Socksify the proxy using the Linux socksification method you normally use (you might not have to do anything if you simply replace libraries).
2. Using ipchains redirect all TCP traffic originating from 10.0.0.3 to _SOMEPORT_. The appropriate command is:
"ipchains -I input -s 10.0.0.3 -p tcp -d ! 8.37.0.0/16 -j REDIRECT _SOMEPORT_".
I'm assuming all 8.37.* addresses are on the INTRAnet and should not be accessed through the SOCKS proxy.
If you want the mac to be able to access the linux box directly under its 10.0.0.1 address, you'll need to add a few ipchains commands - you can always access it through the 8.37.198.22 address, however.
3. Setup the mac to route through the Linux box.

This should allow TCP connections from the mac to be transparently redirected through the SOCKS server. It will not allow the mac to run any local server (e.g. FTP must be in passive mode). It also won't allow ICMP (i.e. ping won't work). It could probably be enhanced to work with UDP if you're using SOCKS v5 by using a UDP proxy similar to the TCP proxy and redirecting UDP traffic to it.

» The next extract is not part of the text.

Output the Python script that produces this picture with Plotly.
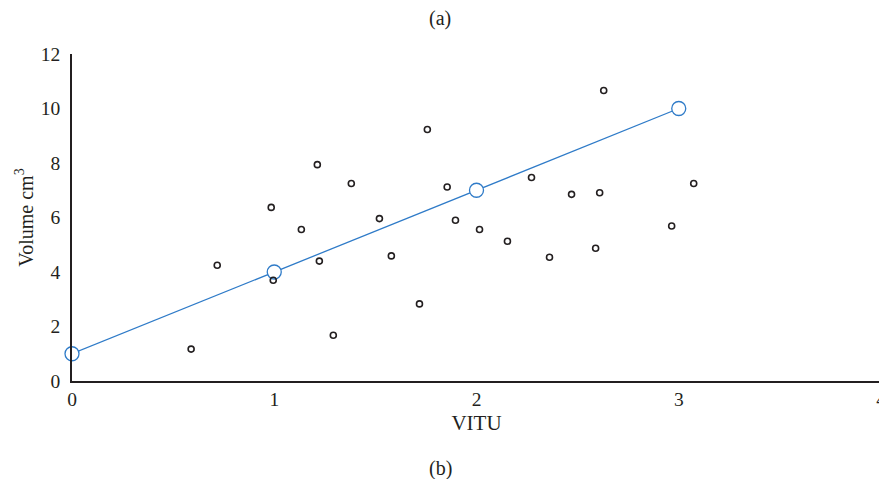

I recommend using tcpxd (http://quozl.us.netrek.org/tcpxd/tcpxd-0.4.tar.gz) as the proxy. You'll need to modify the code slightly - the proxy is currently built to redirect all incoming connections to a single host:port combination. Find out where it makes the "connect" call, and instead use the address returned by "getsockname". On redirected connections, "getsockname" will return the original destination instead of the local one.